Sununu explained that because the VA is a federal facility, practitioners can be licensed in any state.
“When Al called me on Friday and made me aware that there was not only a technical glitch, but a serious concern in the system, that many of the VA physicians and medical assistants may not necessarily be licensed within the state of New Hampshire, it threatened the ability of the VA to partner with Catholic Medical to provide some serious and much-needed procedures,” Sununu said.
The executive order was issued with the support of the NH Board of Medicine and the Attorney General’s office, Sununu said.
“This allows us to use some of the services we were not able to do at the VA because of the flooding,” Montoya said.
He used endoscopy as an example of the kind of service that can be performed at CMC for veterans now, instead of at the VA.
“We have four providers for endoscopy, two of which don’t have New Hampshire licenses. This allows us to do that a little bit quicker. Once we see that it’s successful for smaller procedures, we want to branch out to other services – anything we’d normally do at the Manchester VA,” Montoya said.
The executive order applies to all New Hampshire medical facilities. Montoya said he has a meeting scheduled with the CEOs of the NH Hospital Association to see what can be done to bring care closer to where veterans live, going forward.
“This public/private partnership could apply to many facilities. One of the most frequent complaints we hear is that veterans have to drive down a great distance to get to Manchester,” Montoya said.

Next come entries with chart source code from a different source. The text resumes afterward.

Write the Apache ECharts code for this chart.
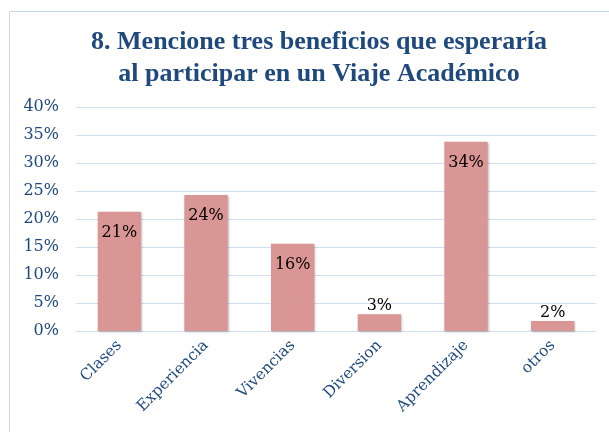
<!DOCTYPE html>
<html>
<head>
<meta charset="utf-8">
<script src="https://cdn.jsdelivr.net/npm/echarts@6/dist/echarts.min.js"></script>
<style>
  html, body { margin: 0; padding: 0; background: #fff; }
  #chart { width: 609px; height: 432px; }
</style>
</head>
<body>
<div id="chart"></div>
<script>
const categories = ['Clases', 'Experiencia', 'Vivencias', 'Diversion', 'Aprendizaje', 'otros']
const values = [21.3, 24.3, 15.6, 3.0, 33.8, 1.8]
const yTicks = [0, 5, 10, 15, 20, 25, 30, 35, 40]

const blue = '#1F497D'
const serif = '"DejaVu Serif", "Liberation Serif", serif'

const chart = echarts.init(document.getElementById('chart'))

const option = {
  animation: false,
  graphic: [{
    type: 'rect',
    shape: { x: 9.5, y: 11.5, width: 640, height: 460 },
    style: { fill: 'none', stroke: '#C9DAEE', lineWidth: 1 }
  }],
  title: {
    text: '8. Mencione tres beneficios que esperaría\nal participar en un Viaje Académico',
    // with textAlign center, left is the centre point of the title
    left: 314,
    top: 21,
    textAlign: 'center',
    textStyle: {
      fontFamily: '"Liberation Serif", serif',
      fontWeight: 'bold',
      fontSize: 26,
      lineHeight: 32,
      color: blue
    }
  },
  grid: { left: 76, right: 13, top: 107, bottom: 101 },
  xAxis: {
    type: 'category',
    data: categories,
    axisLine: { show: true, lineStyle: { color: '#D0DDEE' } },
    axisTick: { show: false },
    axisLabel: {
      rotate: 45,
      interval: 0,
      margin: 12,
      color: blue,
      fontFamily: serif,
      fontSize: 15.5
    }
  },
  yAxis: {
    type: 'value',
    min: 0,
    max: 40,
    interval: 5,
    axisLine: { show: false },
    axisTick: { show: false },
    splitLine: { lineStyle: { color: '#D0DDEE', width: 1 } },
    axisLabel: {
      margin: 17,
      color: blue,
      fontFamily: serif,
      fontSize: 16,
      formatter: v => yTicks.includes(v) ? v + '%' : ''
    }
  },
  series: [{
    type: 'bar',
    barWidth: '50%',
    data: values.map(v => ({
      value: v,
      label: v < 5 ? { position: 'top', distance: 0 } : { position: 'insideTop', distance: 13 }
    })),
    itemStyle: {
      color: '#D99694',
      shadowColor: 'rgba(0,0,0,0.25)',
      shadowBlur: 2,
      shadowOffsetX: 1,
      shadowOffsetY: 1
    },
    label: {
      show: true,
      color: '#000',
      fontFamily: serif,
      fontSize: 16,
      formatter: p => Math.round(p.value) + '%'
    }
  }]
}

chart.setOption(option)
</script>
</body>
</html>
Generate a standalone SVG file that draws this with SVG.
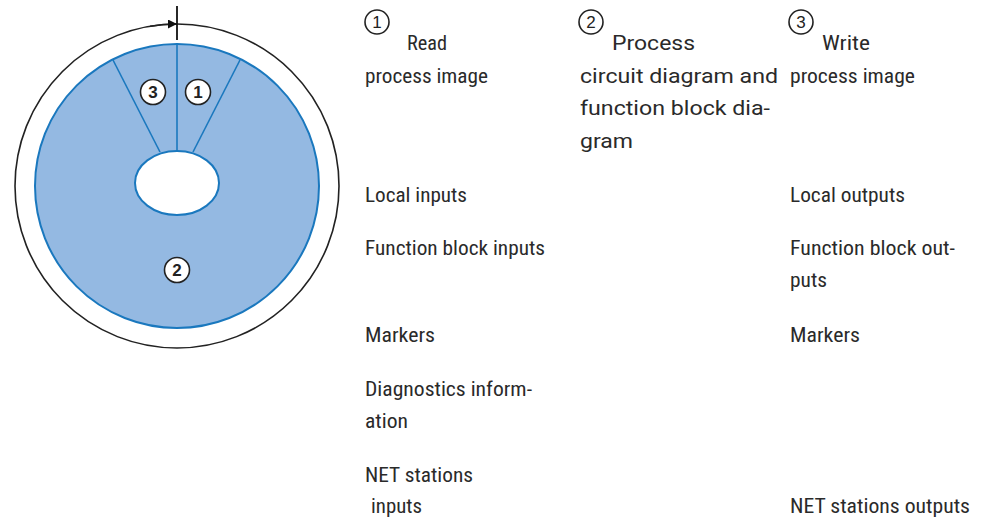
<svg xmlns="http://www.w3.org/2000/svg" width="981" height="521" viewBox="0 0 981 521">
<style>
.t{font-family:"Liberation Sans Narrow","Roboto Condensed","DejaVu Sans Condensed","Liberation Sans",sans-serif;font-size:21px;fill:#2a2a2a}
.w{font-family:"Roboto","Liberation Sans",sans-serif;font-size:21px;fill:#2a2a2a}
.num{font-family:"Liberation Sans Narrow","Liberation Sans",sans-serif;font-size:17px;font-weight:bold;fill:#222;text-anchor:middle}
.hn{font-family:"Liberation Sans Narrow","Liberation Sans",sans-serif;font-size:17px;fill:#222;text-anchor:middle}
.bc{fill:#fff;stroke:#222;stroke-width:1.6}
.hc{fill:#fff;stroke:#222;stroke-width:1.6}
.seg{stroke:#1a78be;stroke-width:1.6;fill:none}
</style>
<defs>
<marker id="ah" viewBox="0 0 10 10" refX="10" refY="5" markerWidth="17" markerHeight="9" markerUnits="userSpaceOnUse" orient="auto">
<path d="M0,0 L10,5 L0,10 z" fill="#111"/>
</marker>
</defs>
<g id="cycle">
<circle cx="177" cy="186" r="162" fill="none" stroke="#222" stroke-width="1.6"/>
<circle cx="177" cy="186" r="142" fill="#94b9e2" stroke="#1a78be" stroke-width="2"/>
<ellipse cx="177" cy="183" rx="42" ry="32" fill="#fff" stroke="#1a78be" stroke-width="2"/>
</g>
<g id="connectors">
<line class="seg" x1="177" y1="44" x2="177" y2="151"/>
<line class="seg" x1="240" y1="60" x2="193" y2="152"/>
<line class="seg" x1="113" y1="60" x2="160" y2="152"/>
<path d="M150,26.3 A162,162 0 0 1 177,24" fill="none" stroke="#222" stroke-width="1.6" marker-end="url(#ah)"/>
<line x1="177" y1="6" x2="177" y2="40" stroke="#111" stroke-width="1.8"/>
</g>
<g id="seg3"><circle class="bc" cx="153" cy="92" r="12.5"/><text class="num" x="153" y="98">3</text></g>
<g id="seg1"><circle class="bc" cx="198" cy="92" r="12.5"/><text class="num" x="198" y="98">1</text></g>
<g id="seg2"><circle class="bc" cx="177" cy="270" r="12.5"/><text class="num" x="177" y="276">2</text></g>
<g id="col1">
<circle class="hc" cx="377" cy="22" r="12"/><text class="hn" x="377" y="28">1</text>
<text class="t" x="407" y="50" textLength="40" lengthAdjust="spacingAndGlyphs">Read</text>
<text class="t" x="365" y="83" textLength="123" lengthAdjust="spacingAndGlyphs">process image</text>
<text class="t" x="365" y="202" textLength="102" lengthAdjust="spacingAndGlyphs">Local inputs</text>
<text class="t" x="365" y="255" textLength="180" lengthAdjust="spacingAndGlyphs">Function block inputs</text>
<text class="t" x="365" y="342" textLength="70" lengthAdjust="spacingAndGlyphs">Markers</text>
<text class="t" x="365" y="396" textLength="167" lengthAdjust="spacingAndGlyphs">Diagnostics inform-</text>
<text class="t" x="365" y="428" textLength="43" lengthAdjust="spacingAndGlyphs">ation</text>
<text class="t" x="365" y="482" textLength="108" lengthAdjust="spacingAndGlyphs">NET stations</text>
<text class="t" x="371" y="513" textLength="51" lengthAdjust="spacingAndGlyphs">inputs</text>
</g>
<g id="col2">
<circle class="hc" cx="591" cy="22" r="12"/><text class="hn" x="591" y="28">2</text>
<text class="w" x="612" y="50" textLength="83" lengthAdjust="spacingAndGlyphs">Process</text>
<text class="w" x="580" y="83" textLength="198" lengthAdjust="spacingAndGlyphs">circuit diagram and</text>
<text class="w" x="580" y="115" textLength="190" lengthAdjust="spacingAndGlyphs">function block dia-</text>
<text class="w" x="580" y="148" textLength="53" lengthAdjust="spacingAndGlyphs">gram</text>
</g>
<g id="col3">
<circle class="hc" cx="801" cy="22" r="12"/><text class="hn" x="801" y="28">3</text>
<text class="t" x="822" y="50" textLength="48" lengthAdjust="spacingAndGlyphs">Write</text>
<text class="t" x="790" y="83" textLength="125" lengthAdjust="spacingAndGlyphs">process image</text>
<text class="t" x="790" y="202" textLength="115" lengthAdjust="spacingAndGlyphs">Local outputs</text>
<text class="t" x="790" y="255" textLength="165" lengthAdjust="spacingAndGlyphs">Function block out-</text>
<text class="t" x="790" y="287" textLength="37" lengthAdjust="spacingAndGlyphs">puts</text>
<text class="t" x="790" y="342" textLength="70" lengthAdjust="spacingAndGlyphs">Markers</text>
<text class="t" x="790" y="513" textLength="180" lengthAdjust="spacingAndGlyphs">NET stations outputs</text>
</g>
</svg>
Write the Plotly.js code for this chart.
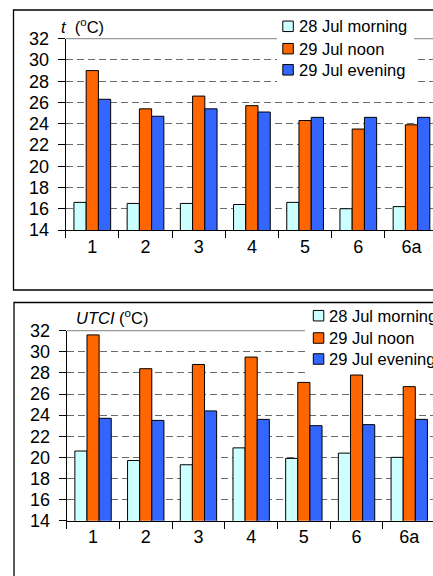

The VA will be seeking partnerships with other hospitals while the Manchester hospital is repaired.
“This is a collaboration to solve an issue, and there’s no bigger issue than the health of our veterans,” Pepe said.
Although Montoya did not know off hand the exact number of physicians and physicians assistants currently working for the VA without New Hampshire licenses, he noted that there are about 100 medical providers among their staff of 800, who served the state’s 25,000 veterans.
“The state of New Hampshire is committed to delivering results for New Hampshire’s veterans,” said Sununu. “This executive order provides for a continuum of services for our veterans, and we will stop at nothing to deliver the best care. Period.”